LA HABANA, Cuba.- Dicen que murió el miércoles, de dichosa. Yo no lo creo. La conocí bien, sobre todo por aquellos años cincuenta del siglo pasado, cuando Carilda y yo soñábamos e imaginamos un mundo mejor.
Ella soñaba con un mesías que lograra el milagro. Hasta le hizo un poema, porque todo lo veía con sus ojos de luz verde-opalina. Yo quería comprenderlo todo: los nuevos muertos de Fidel, su final de umbral sombrío.
Caminamos como niñas por Matanzas la bella y nos contamos los amores recientes: los más grandes, los que perduran. Aquellos que nos deshojaban de tal modo, que desnudas nos quedábamos fuera de los salones y de las casonas señoriales.
Amé a Carilda como era: desordenada, de cabellos rebeldes, marginada por los grandes, pero feliz y conforme, porque ella sabía que su poesía estaba bien resguardada entre candados, para la vida que siempre viene después.
Pero un día, vaya sorpresa la mía, los peces gordos de la pecera imperial te visitaron por órdenes de “arriba” en tu viejo y gastado refugio de Tirry 81. No eran reyes magos provistos de regalos, ni los amigos de siempre, los que más te amaron en tus malos tiempos.
Por último, llegó quien mandaba, el Señor dueño de todo, de los poetas y de la poesía, ese que desordenaba al país como un juguete de Birán.
Yo me estremecí de dolor y Carilda lo supo. Pero calló, inteligente y más sabia que yo, esperó su retorno a donde nunca debió faltar por derecho propio: “El hijo que desordenaba el país”, transcurridos más de veinte años, recordó que una mujer le había enviado un poema guerrillero a las montañas, el tuyo, Carilda, donde él deambulaba esperando por el Poder.

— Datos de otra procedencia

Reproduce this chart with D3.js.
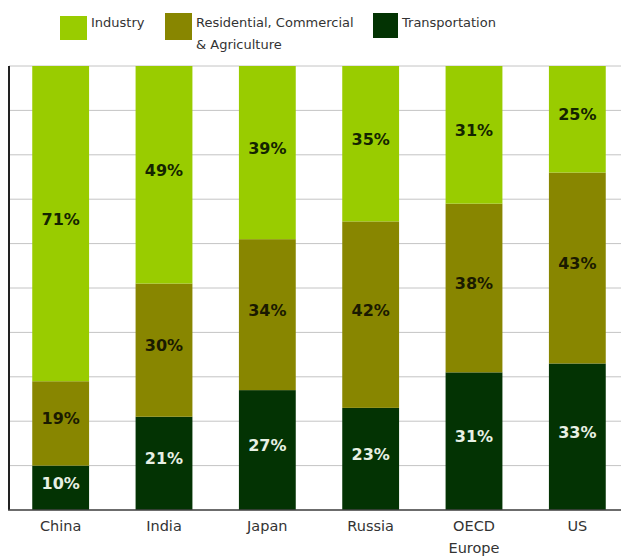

Antes había llegado otro de un poeta guajiro que jamás quiso nombrarlo y que te sirvió de inspiración. El viejo Puente de Hierro de Matanzas fue testigo de todo, aquella madrugada en que ambos se leyeron mutuamente los poemas a Fidel.
Pero el tiempo pasó iracundo e invencible, Carilda. Tú perdonaste al dictador. Yo lo combatía no con versitos que vuelan como golondrinas en verano, sino con plumas de hierro, con tinta imborrable, para que no se olvide nada, para que todo pueda saberse bajo ese sol que sirve de testigo.
Sí, ya sé que olvidaste a los fusilados, miles, tú lo supiste, que olvidaste a los que siempre se van: escoria, cucarachas, hasta tu familia, hermana. Que por último te dejaste seducir por el amo que tomó tus mejillas y tú te desordenaste tardíamente de amor. ¿Amor, amiga? ¿Es que se puede sentir amor por un hombre que lleva en sus espaldas miles de muertos, miles de hombres en prisión, o en fuga, devorados por los tiburones?
¿Qué te ocurrió, muchacha, que se te estremecieron las rodillas como una colegiala cuando el “dueño del ganado” tocó con la punta de sus largas uñas tu mejilla y te desordenaste, después de tantos años olvidada, apartada como una cucarachita Martina en tu querida casa de Tirry, donde yo llegué por primera vez con nuestro amigo Francisco Riverón Hernández, muerto de dolor, tú lo sabes, no jodas, porque le prohibieron hacer otro canto a Fidel en los años setenta, el verdadero, el que iba a decir toda la verdad del mundo por última vez?
No te preocupes, Carilda, ni siquiera porque te dejaste seducir —tú, que tenías los ojos tan llenos de luz—, alguien arrancaría tu hermosa cabeza de un pedestal, donde toda la tierra de la Patria sería para ti.